Lycopene ●
TL;DR. This ingredient is used mainly as an antioxidant and oil-soluble colorant, adding a red to orange tint while helping protect lipid phases from oxidation. In skin care, it is also used as a skin-conditioning antioxidant.
What does Lycopene do in a cosmetic formula?
This ingredient is used mainly as an antioxidant and oil-soluble colorant, adding a red to orange tint while helping protect lipid phases from oxidation. In skin care, it is also used as a skin-conditioning antioxidant.
Is Lycopene clean?
From a clean beauty perspective, it is generally well tolerated and has little restricted-list friction when supplied in a compliant carrier. Sensitivity concerns are usually more about the surrounding oil, solvent, fragrance, or oxidation state than the molecule itself.
Is Lycopene sustainable?
This material is commonly sourced from tomatoes or other plant materials, and it can also be made through biotechnology or synthesis. Plant-derived supply has a favorable profile when extraction solvents and agricultural inputs are managed well, and the molecule is not known for environmental persistence.
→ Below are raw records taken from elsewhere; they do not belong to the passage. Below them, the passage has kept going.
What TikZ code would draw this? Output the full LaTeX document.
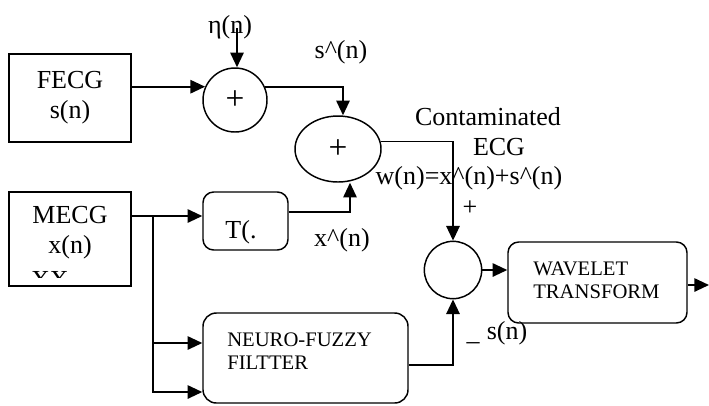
\documentclass[tikz,border=0pt]{standalone}
\usepackage{fontspec}
\setmainfont{Liberation Serif}
\usetikzlibrary{arrows.meta,shapes.geometric}

\begin{document}
\begin{tikzpicture}[x=0.75pt,y=0.75pt,yscale=-1,xscale=1,
	blk/.style={draw,line width=1.1pt,inner sep=0pt},
	rblk/.style={blk,rounded corners=8pt},
	big/.style={font=\fontsize{19.5}{22.5}\selectfont},
	small/.style={font=\fontsize{15.5}{17.5}\selectfont},
	plus/.style={font=\fontsize{25}{25}\selectfont},
	txt/.style={big,inner sep=0pt},
	wire/.style={line width=1.4pt},
	sig/.style={wire,-{Triangle[length=11pt,width=10pt]}}]
	\useasboundingbox (0,0) rectangle (709,405);
	
	%Shape: Rectangle [id:fecg]
	\node [blk,big,align=center,minimum width=91.5pt,minimum height=66pt] (fecg) at (70,98) {FECG\\s(n)};
	%Shape: Rectangle [id:mecg]
	\node [blk,minimum width=91.5pt,minimum height=70.5pt] (mecg) at (70,239) {};
	%Shape: Circle [id:sumA]
	\node [blk,plus,circle,minimum size=48pt] (sumA) at (235,100) {+};
	%Shape: Ellipse [id:sumB]
	\node [blk,plus,ellipse,minimum width=64.5pt,minimum height=49.5pt] (sumB) at (338,149) {+};
	%Shape: Circle [id:sumC]
	\node [blk,circle,minimum size=43pt] (sumC) at (453,270) {};
	%Shape: Rounded Rectangle [id:tbox]
	\node [rblk,minimum width=63.75pt,minimum height=43.5pt] (tbox) at (245.5,221) {};
	%Shape: Rounded Rectangle [id:neuro]
	\node [rblk,rounded corners=10pt,minimum width=153.75pt,minimum height=67.5pt] (neuro) at (305.5,358) {};
	%Shape: Rounded Rectangle [id:wavelet]
	\node [rblk,minimum width=134.25pt,minimum height=60.75pt] (wavelet) at (597.5,282.5) {};
	
	\coordinate (etain) at (237,28);
	\coordinate (split) at (153,216);
	\coordinate (out) at (709,285);
	
	%Straight Lines
	\draw [sig] (etain) -- (sumA.north -| etain);
	\draw [sig] (fecg.east |- sumA.156) -- (sumA.156);
	\draw [sig] (sumA.24) -| ([xshift=3.75pt]sumB.north);
	\draw [sig] (sumB.10) -| (sumC.north);
	\draw [sig] ([yshift=-6.75pt]tbox.east) -| ([xshift=9pt]sumB.south);
	\draw [wire] (mecg.east |- split) -- (split);
	\draw [sig] (split) -- (tbox.west |- split);
	\draw [sig] (split) |- ([yshift=25.5pt]neuro.west);
	\draw [sig] (split) |- ([yshift=-11.25pt]neuro.west);
	\draw [sig] ([yshift=5.25pt]neuro.east) -| (sumC.south);
	\draw [sig] (sumC.east) -- (wavelet.west |- sumC.east);
	\draw [sig] (wavelet.east |- out) -- (out);
	
	% Text Node
	\node [txt] (etalbl) at (230,27) {η(n)};
	% Text Node
	\node [txt] (shatlbl) at (341,52) {s\^{}(n)};
	% Text Node
	\node [txt] (contamlbl) at (488,117) {Contaminated};
	% Text Node
	\node [txt] (ecglbl) at (499,147) {ECG};
	% Text Node
	\node [txt] (wlbl) at (469,178) {w(n)=x\^{}(n)+s\^{}(n)};
	% Text Node
	\node [txt] (pluslbl) at (470,208) {+};
	% Text Node
	\node [txt] (mecglbl) at (70,233) [align=center] {MECG\\x(n)};
	\begin{scope}
		\clip (9,192) rectangle (131,277);
		% Text Node
		\node [txt] (xxlbl) at (50,280) {XX};
	\end{scope}
	% Text Node
	\node [txt] (tlbl) at (241,232) {T(.};
	% Text Node
	\node [txt] (xhatlbl) at (342,240) {x\^{}(n)};
	% Text Node
	\node [small,inner sep=0pt,anchor=west,align=left] (neurolbl) at (227,351) {NEURO-FUZZY\\FILTTER};
	% Text Node
	\node [small,inner sep=0pt,anchor=west,align=left] (waveletlbl) at (533,280) {WAVELET\\TRANSFORM};
	% Text Node
	\node [txt,anchor=base] (minuslbl) at (473,340) {\_};
	% Text Node
	\node [txt] (snlbl) at (507,333) {s(n)};
	
\end{tikzpicture}
\end{document}
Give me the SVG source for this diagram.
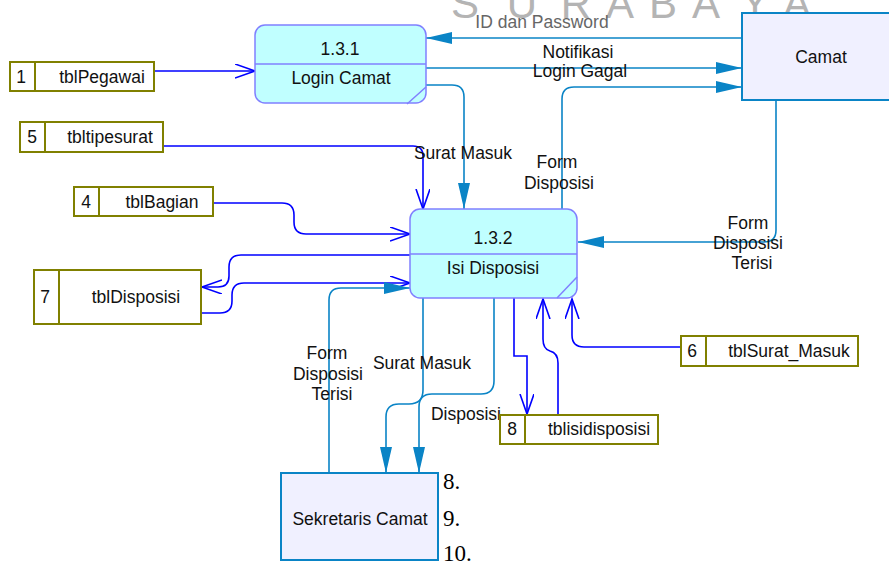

Is Lycopene COSMOS-approved?
It is permitted in COSMOS-natural and COSMOS-organic formulas when sourced and processed according to the standard, including compliant solvents and carriers. It fits Green Chemistry best when obtained from renewable biomass or fermentation, with low-residue extraction and readily degradable supporting materials.
How does Lycopene work chemically?
This molecule is a lipophilic C40 tetraterpene carotenoid with an extended conjugated double-bond system, which explains both its color and radical-quenching behavior. It is typically used at low levels in the oil phase, often around trace to 0.1%, and it is sensitive to oxygen, light, and heat, so formulas often pair it with stabilizing antioxidants and opaque or air-limiting packaging.